Human apoE4 exhibits domain interaction due to the presence of an Arg-112, together with an Arg-61 and a Glu-255, the latter two amino acids forming a salt bridge. ApoE4 domain interaction is predicted to represent a key factor responsible for its association with both heart disease and neurological disorders. Like many non-human animals, mouse apoE contains the equivalent of Arg-112 and Glu-255, but lacks the critical Arg-61 required for domain interaction; instead, mouse apoE, as well as apoE of at least nine other species, contains Thr-61. Weisgraber (1994) Adv. Protein Chem. 45:249–302.
ApoE contains two structural domains: an amino-terminal and a carboxyl-terminal domain. Weisgraber (1994) Adv. Protein Chem. 45:249–302. Each domain is associated with a specific function. The amino terminal domain contains the lipoprotein receptor binding region and the carboxy-terminal domain contains the major lipid-binding elements. The two domains interact with each other in an isoform-specific manner such that amino acid substitutions in one domain influence the function of the other domain, a phenomenon referred to as domain interaction.
Domain interaction is responsible for the preference of apoE4 for very low density lipoproteins (VLDL) contrasted with the preference of apoE3 for high density lipoproteins (HDL). The specific amino acid residues in apoE4 that are involved in this interaction have been identified: arginine-61 in the amino-terminal domain and glutamic acid-255 in the carboxyl-terminal domain. Dong et al. (1994) J. Biol. Chem. 269:22358–22365; and Dong and Weisgraber (1996) J. Biol. Chem. 271:19053–19057. In addition to differences in lipoprotein preference, apoE4 differs from apoE3 in its interaction with other proteins. For example, tau, a protein found in neurofibrillary tangles, interacts in vitro with apoE3, but not with apoE4.
ApoE4 transgenic animals expressing human apoE isoforms have been reported, including transgenic mice in which the endogenous mouse apoE gene is ablated or inactivated, and gene-targeted mice in which a human apoE coding sequences is stably integrated into the mouse apoE locus. See, e.g., U.S. Pat. Nos. 6,046,381; and 5,767,337. In the transgenic animal models, the human apoE-encoding transgene is under transcriptional control of control elements that are part of the transgene. Furthermore, the transgene inserts at essentially random sites in the genome. Although in the gene-targeted mice, expression of apoE is under the control of endogenous control elements that normally control apoE gene expression, such as tissue-specific elements and promoter elements, there is a potential for species effects.

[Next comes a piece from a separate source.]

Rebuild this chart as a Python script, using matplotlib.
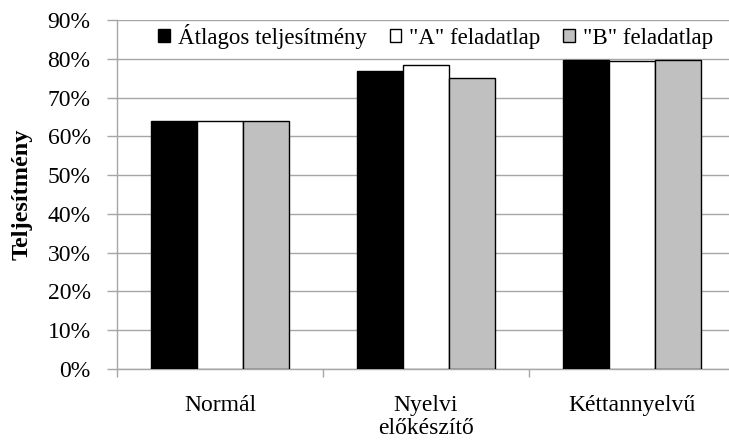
import matplotlib.pyplot as plt
import numpy as np
from matplotlib.ticker import FuncFormatter

categories = ["Normál", "Nyelvi\nelőkészítő", "Kéttannyelvű"]
series_names = ["Átlagos teljesítmény", '"A" feladatlap', '"B" feladatlap']
atlagos = [64.0, 76.8, 79.6]
feladat_a = [64.0, 78.4, 79.3]
feladat_b = [64.0, 75.0, 79.8]

plt.rcParams["font.family"] = ["Liberation Serif", "DejaVu Serif"]
grid_col = "#a6a6a6"

fig = plt.figure(figsize=(7.29, 4.41), dpi=100)
ax = fig.add_axes([117 / 729, 1 - 369 / 441, 618 / 729, 349 / 441])

x = np.arange(len(categories))
w = 0.222
series = [atlagos, feladat_a, feladat_b]
faces = ["black", "white", "#c0c0c0"]
for i, (vals, fc, name) in enumerate(zip(series, faces, series_names)):
    ax.bar(x + (i - 1) * w, vals, width=w, color=fc, edgecolor="black",
           linewidth=1.0, label=name, zorder=3)

ax.set_ylim(0, 90)
ax.set_xlim(-0.5, 2.5)
ax.set_yticks(np.arange(0, 91, 10))
ax.yaxis.set_major_formatter(FuncFormatter(lambda v, p: f"{v:.0f}%"))
ax.grid(axis="y", color=grid_col, linewidth=1.0, zorder=0)

ax.set_xticks(x)
ax.set_xticklabels(categories, linespacing=1.12)
ax.set_xticks([-0.5, 0.5, 1.5, 2.5], minor=True)
ax.tick_params(axis="x", which="major", length=0, pad=19, labelsize=17)
ax.tick_params(axis="x", which="minor", length=6, color=grid_col, width=1)
ax.tick_params(axis="y", length=7, color=grid_col, width=1, labelsize=17, pad=12)

for s in ["top", "right"]:
    ax.spines[s].set_visible(False)
for s in ["left", "bottom"]:
    ax.spines[s].set_color(grid_col)
    ax.spines[s].set_linewidth(1.0)

ax.set_ylabel("Teljesítmény", fontsize=17.5, fontweight="bold")
ax.yaxis.set_label_coords(-0.137, 0.5)

ax.legend(loc="upper right", bbox_to_anchor=(0.99, 1.035), ncol=3, frameon=False,
          fontsize=16.5, handlelength=0.5, handleheight=0.5, handletextpad=0.35,
          columnspacing=1.0, borderaxespad=0.3)

fig.savefig("out.png", dpi=100)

In view of the foregoing, there is a need in the art for improved animal models of human apoE4 activity. The present invention addresses this need.
Literature
U.S. Pat. Nos. 5,767,337 and 6,046,381 relate to transgenic mice expressing human apoE4. U.S. Patent disclosing other transgenic AD animal models include: U.S. Pat. Nos. 5,777,194; 5,720,936; 5,672,805; 5,612,486; 5,602,309; and 5,387,742. Dong and Weisgraber (1996) J. Biol. Chem. 271:19053–19057; and Dong et al. (1994) J. Biol. Chem. 269:22358–22365 relate to apoE4 domain interaction. Baum et al. (2000) Microsc. Res. Tech. 50(4):278–281 review apoE isoforms in Alzheimer's disease pathology and etiology.